Musk himself provides a neat example of the strange power of the theory to change everything and nothing. He is worried about the unintended potential bad consequences of artificial intelligence (AI), such as machines making us their slaves. So he has donated $10m to the Future of Life Institute to run “a global research program aimed at keeping AI beneficial to humanity”. What is odd about this is that his theory implies that he himself is a form of artificial intelligence, and it doesn’t seem to have done him any harm.
Even more mind-spinning is that if Musk is right then we are actually about to see AI being produced within AI. There could be no end to these worlds within worlds. When the Taoist Zhuangzi woke up after dreaming he was a butterfly, he should have written: “Now I do not know whether I was then a man dreaming I was a butterfly, or a butterfly dreaming he was a man dreaming of a butterfly, or a man dreaming he was a butterfly dreaming he was a man dreaming he was a butterfly …” And so on, in ad infinitum. But no matter how long the chain goes on, we’re still left at whatever level of the dream it is where we find ourselves wondering.
Perhaps the very fact that the theory changes nothing is part of its attraction. You get all the thrill of believing something wild without the downside of having to fundamentally change the way you live. It’s a bold intellectual leap that leaves you exactly where you jumped from. This is the safest possible way to enjoy the exhilaration of upheaval, for there surely is something intoxicating about turning ordinary life on its head, even when it’s terrifying.
Soldiers often find that war is both sickening and the thing that makes them feel most alive. Many who watched the 9/11 attacks live on television will admit, if honest, that amid the terror was a kind of guilty thrill that they were witnessing something momentous. Anything cataclysmic, from an alien invasion to a natural catastrophe, also makes life seem more than just mundane, and so also somehow more meaningful.

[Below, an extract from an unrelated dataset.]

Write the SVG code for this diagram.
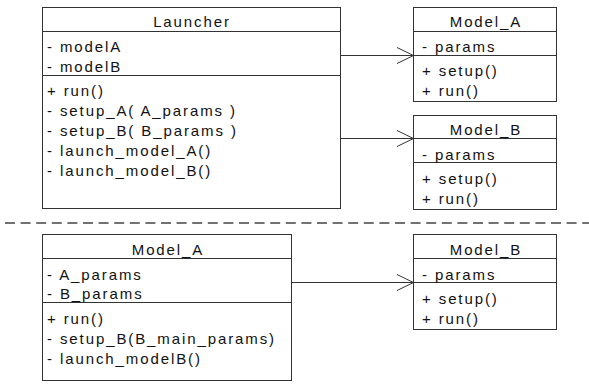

There is one way in which the simulation hypothesis might offer more than just a change in how we see this world. It might also open up the possibility of a kind of eternal life. In an age when fewer and fewer of us believe we will ascend to heaven, limitless uploads to a virtual afterlife would be the next best thing. Who wants to accept that Game Over really can be end?
What these explanations of the theory’s appeal have in common is that they speak to a common desire for there to be more to life than the interregnum between cradle and grave. Desire for a virtual life grows from dissatisfaction with the real one we have. This desire can surely only increase, the more disconnected we become from the natural cycle of life and death, and the less able to accept it.
Technology helped create the problem, and now it offers itself as the solution. A better response would be to loosen our attachment to all things digital and neat, and spend more time trying to embrace the analogue but messy mortal, natural world.